It’s January, as if you didn’t know. I’m hopeful, as is always the case at this time of the year, and one reason is because I’m satisfied with how December went down. The kids liked their presents, we went to concerts and church programs, hung out with friends, helped people, and spent time together watching whodunnit movies. I sat by the fire, ate quality chocolate, and listened to Christmas music until I stopped liking it.
It was good.
Furthermore, I stand by my decision not to do a lick of school with the kids for the entire month. See, I hadn’t really planned it, but we ended up having eighteen, yes, eighteen overnight guests in the month of December. This is crazy-sausage, especially for someone who’s an introvert. But it happened. And, the thing is, it was wonderful, better than I could have imagined. It wouldn’t have been, however, if I’d had a lot of cherished plans that kept getting way-laid. In that case, I would have been excessively crabby. As it happened, I was only normally crabby.

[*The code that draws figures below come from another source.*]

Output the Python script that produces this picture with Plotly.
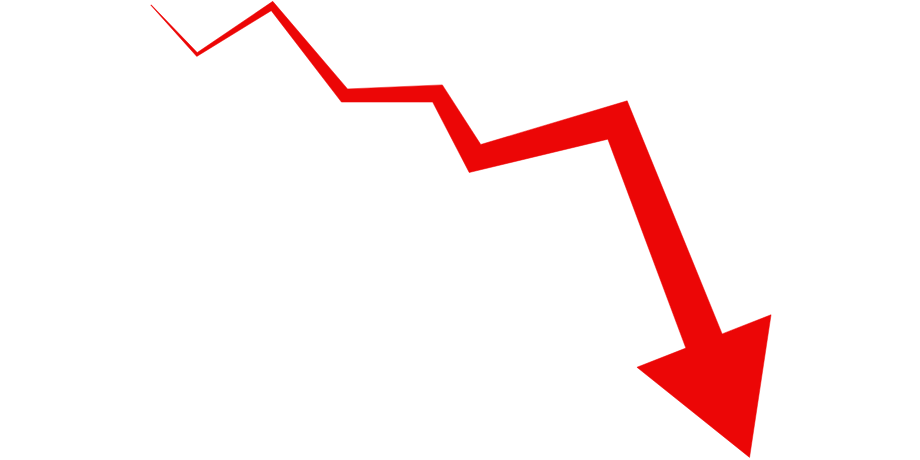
import numpy as np
import plotly.graph_objects as go

# centre line of the zigzag, in picture units (y grows downward)
path_x = [151, 197, 272, 344.5, 437.5, 475, 617.5, 704]
path_y = [5, 54.5, 6, 95.5, 93.5, 158.5, 120, 341]
# stroke thickness at each point of the path
path_w = [0.5, 3, 7, 13, 17, 24, 32, 39]
head_half = 72
head_len = 125
red = "#ec0606"


def outline(xs, ys, ws):
    p = np.column_stack([xs, ys]).astype(float)
    n = len(p)
    seg = np.diff(p, axis=0)
    seg /= np.linalg.norm(seg, axis=1)[:, None]
    nrm = np.column_stack([-seg[:, 1], seg[:, 0]])
    left, right = [], []
    for i in range(n):
        if i == 0:
            m, d = nrm[0], 1.0
        elif i == n - 1:
            m, d = nrm[-1], 1.0
        else:
            m = nrm[i - 1] + nrm[i]
            m /= np.linalg.norm(m)
            d = np.dot(m, nrm[i])
        off = m * (ws[i] / 2) / d
        left.append(p[i] + off)
        right.append(p[i] - off)
    # arrow head on the last segment
    base = p[-1]
    u = seg[-1]
    head = [base + nrm[-1] * head_half, base + u * head_len, base - nrm[-1] * head_half]
    pts = left + head + right[::-1] + [left[0]]
    pts = np.array(pts)
    return pts[:, 0], pts[:, 1]


ox, oy = outline(path_x, path_y, path_w)

fig = go.Figure(go.Scatter(
    x=ox, y=oy,
    mode="lines",
    fill="toself",
    fillcolor=red,
    line=dict(color=red, width=0.5),
    hoverinfo="skip",
))

fig.update_layout(
    width=920, height=460,
    margin=dict(t=0, r=0, b=0, l=0),
    paper_bgcolor="white",
    plot_bgcolor="white",
    showlegend=False,
    xaxis=dict(range=[0, 920], visible=False, fixedrange=True),
    yaxis=dict(range=[460, 0], visible=False, fixedrange=True),
)

# drop the page's default 8px body margin so the figure sits at the corner
fig.write_html(
    "out.html",
    config=dict(displayModeBar=False),
    post_script="document.body.style.margin='0';",
)
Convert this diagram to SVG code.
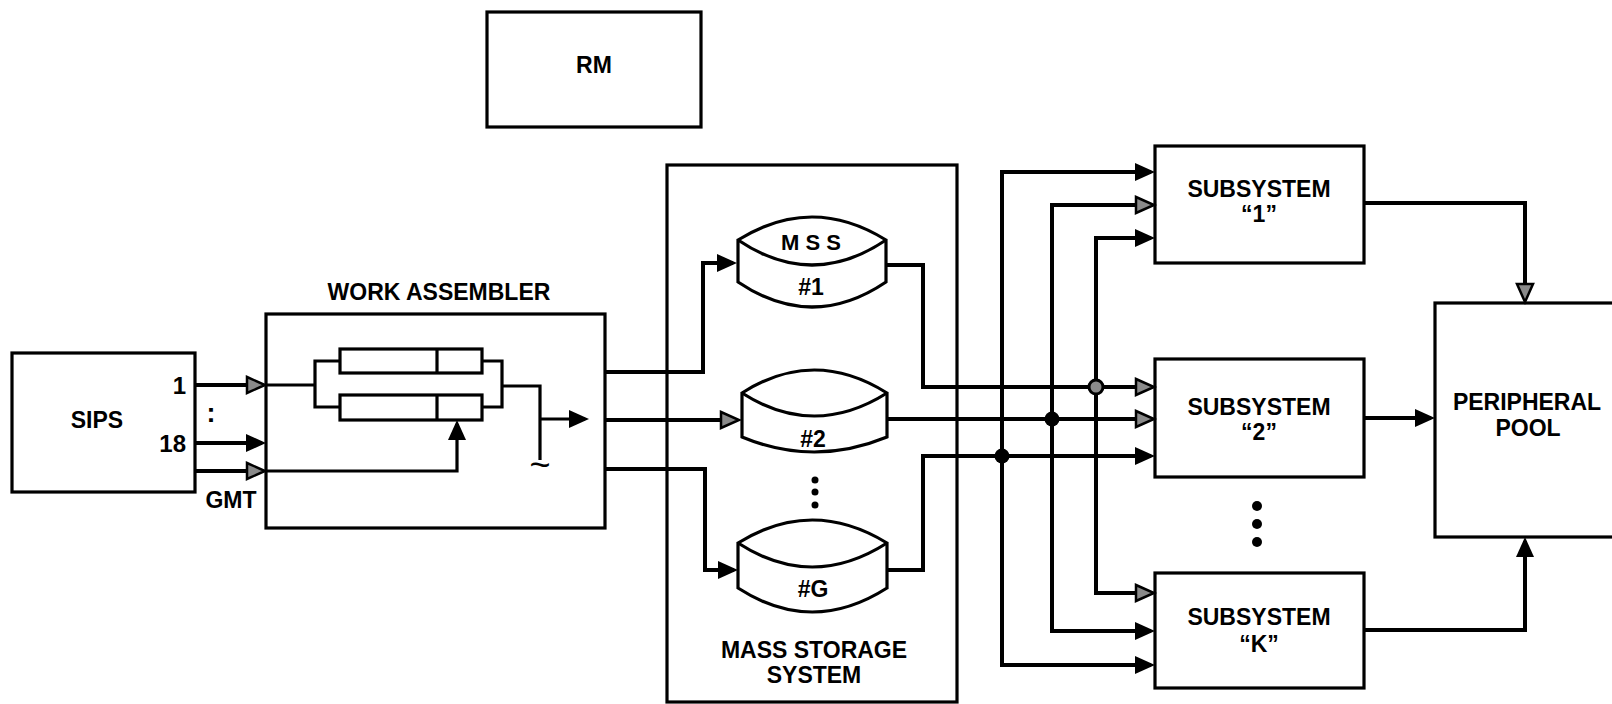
<svg xmlns="http://www.w3.org/2000/svg" width="1612" height="704" viewBox="0 0 1612 704">
<style>
.box{fill:#fff;stroke:#000;stroke-width:3.2}
.ln{fill:none;stroke:#000;stroke-width:4;stroke-linejoin:miter}
.thin{fill:none;stroke:#000;stroke-width:3.2}
.t{font-family:"Liberation Sans",Arial,Helvetica,sans-serif;font-weight:bold;font-size:23px;text-anchor:middle;fill:#000}
.dot{fill:#000}
</style>
<defs>
<marker id="arrS" markerUnits="userSpaceOnUse" markerWidth="24" markerHeight="22" refX="16" refY="9" orient="auto" overflow="visible"><path d="M0,0 L20,9 L0,18 z" fill="#000"/></marker>
<marker id="arrO" markerUnits="userSpaceOnUse" markerWidth="24" markerHeight="22" refX="16" refY="9" orient="auto" overflow="visible"><path d="M1,1 L19,9 L1,17 z" fill="#8a8a8a" stroke="#000" stroke-width="2.5"/></marker>
</defs>
<rect width="1612" height="704" fill="#fff"/>

<g id="rm"><rect class="box" x="487" y="12" width="214" height="115"/><text class="t" x="594" y="73">RM</text></g>

<g id="sips"><rect class="box" x="12" y="353" width="183" height="139"/>
<text class="t" x="97" y="428">SIPS</text>
<text class="t" x="186" y="394" style="text-anchor:end;font-size:24px">1</text>
<text class="t" x="186" y="452" style="text-anchor:end;font-size:24px">18</text>
<text class="t" x="211" y="422" style="font-size:27px">:</text>
<text class="t" x="231" y="508">GMT</text></g>

<g id="work-assembler"><rect class="box" x="266" y="314" width="339" height="214"/>
<text class="t" x="439" y="300">WORK ASSEMBLER</text>
<rect class="thin" x="340" y="349" width="142" height="24"/><line class="thin" x1="437" y1="349" x2="437" y2="373"/>
<rect class="thin" x="340" y="395" width="142" height="25"/><line class="thin" x1="437" y1="395" x2="437" y2="420"/>
<text class="t" x="540" y="477" style="font-size:36px;font-weight:normal">~</text></g>

<g id="mass-storage"><rect class="box" x="667" y="165" width="290" height="537"/>
<text class="t" x="814" y="658">MASS STORAGE</text><text class="t" x="814" y="683">SYSTEM</text>
<circle class="dot" cx="815" cy="480" r="3.5"/><circle class="dot" cx="815" cy="492" r="3.5"/><circle class="dot" cx="815" cy="505" r="3.5"/></g>

<g id="mss1"><path class="box" d="M738,240 Q812,194 886,240 V282 Q812,332 738,282 Z"/><path class="thin" d="M738,240 Q812,290 886,240"/>
<text class="t" x="811" y="250" style="font-size:22px">M S S</text><text class="t" x="811" y="295">#1</text></g>
<g id="mss2"><path class="box" d="M742,393 Q814,347 887,393 V437 Q814,467 742,437 Z"/><path class="thin" d="M742,393 Q814,439 887,393"/>
<text class="t" x="813" y="447">#2</text></g>
<g id="mssG"><path class="box" d="M738,543 Q812,497 887,543 V588 Q812,636 738,588 Z"/><path class="thin" d="M738,543 Q812,591 887,543"/>
<text class="t" x="813" y="597">#G</text></g>

<g id="sub1"><rect class="box" x="1155" y="146" width="209" height="117"/><text class="t" x="1259" y="197">SUBSYSTEM</text><text class="t" x="1259" y="222">“1”</text></g>
<g id="sub2"><rect class="box" x="1155" y="359" width="209" height="118"/><text class="t" x="1259" y="415">SUBSYSTEM</text><text class="t" x="1259" y="440">“2”</text></g>
<g id="subdots"><circle class="dot" cx="1257" cy="506" r="5"/><circle class="dot" cx="1257" cy="524" r="5"/><circle class="dot" cx="1257" cy="542" r="5"/></g>
<g id="subK"><rect class="box" x="1155" y="573" width="209" height="115"/><text class="t" x="1259" y="625">SUBSYSTEM</text><text class="t" x="1259" y="652">“K”</text></g>

<g id="peripheral-pool"><rect class="box" x="1435" y="303" width="200" height="234"/><text class="t" x="1527" y="410">PERIPHERAL</text><text class="t" x="1528" y="436">POOL</text></g>

<g id="connectors">
<path class="ln" d="M195,385 H262" marker-end="url(#arrO)"/>
<path class="ln" d="M195,443 H262" marker-end="url(#arrS)"/>
<path class="ln" d="M195,471 H262" marker-end="url(#arrO)"/>
<path class="thin" d="M266,385 H315"/>
<path class="thin" d="M340,361 H315 V407 H340"/>
<path class="thin" d="M482,361 H502 V407 H482"/>
<path class="thin" d="M502,386 H540 V460"/>
<path class="thin" d="M540,419 H585" marker-end="url(#arrS)"/>
<path class="thin" d="M266,471 H457 V424" marker-end="url(#arrS)"/>
<path class="ln" d="M605,372 H703 V263 H733" marker-end="url(#arrS)"/>
<path class="ln" d="M605,420 H736" marker-end="url(#arrO)"/>
<path class="ln" d="M605,469 H705 V570 H734" marker-end="url(#arrS)"/>
<path class="ln" d="M886,265 H923 V387 H1151" marker-end="url(#arrO)"/>
<path class="ln" d="M887,419 H1151" marker-end="url(#arrO)"/>
<path class="ln" d="M887,570 H923 V456 H1151" marker-end="url(#arrS)"/>
<path class="ln" d="M1002,456 V172 H1151" marker-end="url(#arrS)"/>
<path class="ln" d="M1002,456 V665 H1151" marker-end="url(#arrS)"/>
<path class="ln" d="M1052,419 V205 H1151" marker-end="url(#arrO)"/>
<path class="ln" d="M1052,419 V631 H1151" marker-end="url(#arrS)"/>
<path class="ln" d="M1096,387 V238 H1151" marker-end="url(#arrS)"/>
<path class="ln" d="M1096,387 V593 H1151" marker-end="url(#arrO)"/>
<path class="ln" d="M1364,203 H1525 V299" marker-end="url(#arrO)"/>
<path class="ln" d="M1364,418 H1431" marker-end="url(#arrS)"/>
<path class="ln" d="M1364,630 H1525 V541" marker-end="url(#arrS)"/>
<circle cx="1096" cy="387" r="7" fill="#8a8a8a" stroke="#000" stroke-width="3"/>
<circle cx="1052" cy="419" r="7.5" fill="#000"/>
<circle cx="1002" cy="456" r="7.5" fill="#000"/>
</g>
</svg>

Now, on to January: Long ago I gave up on making big, sweeping goals for the new year. It’s not that I don’t hope certain things will happen in the next twelve months, or that I don’t see the need for improvement in some of my habits. It’s just that I don’t make big changes very successfully unless utterly forced. Which sometimes happens, but still. So I make little changes, or try to, and I sneak them into my life so that my subconscious barely notices. I don’t start implementing them all on January 1st. Instead, I add one at a time, little by little, all through the months of January and February, or for as long as it takes to make them habits. This way, it feels like I deal with less Resistance.
Some of my little goals for 2015 include (in no particular order)
- A little bit of (boring, so boring) exercise, every day. Not just because of the thigh issue and the thirty-seven years old thing but because I struggle with depression. Exercise helps.
- Getting up one hour earlier–which is to say, early, period–so that I can get in more time to write before I start the school day with my kids.
- Being nicer to the kids. Specifically, I’m going to work on praising something about each of them at least once a day. I forget to, with all the teachery correcting I do, but it seems to make such a difference when they hear me say something complimentary.
- Reading my Bible more consistently, with (hopefully) deeper concentration. Gonna try not to find myself at the end of a chapter with no idea how I got there.
- Finally, (a few of my writing goals are still in formation), posting more consistently on the blog.
That’s it. No marathons, no enormous reading lists, or herculean educational efforts with the kids. No more goals at all, in fact, unless someone drugs me and performs a lobotomy.
What about you? Do you make small, medium, or large goals for the new year? Or none at all?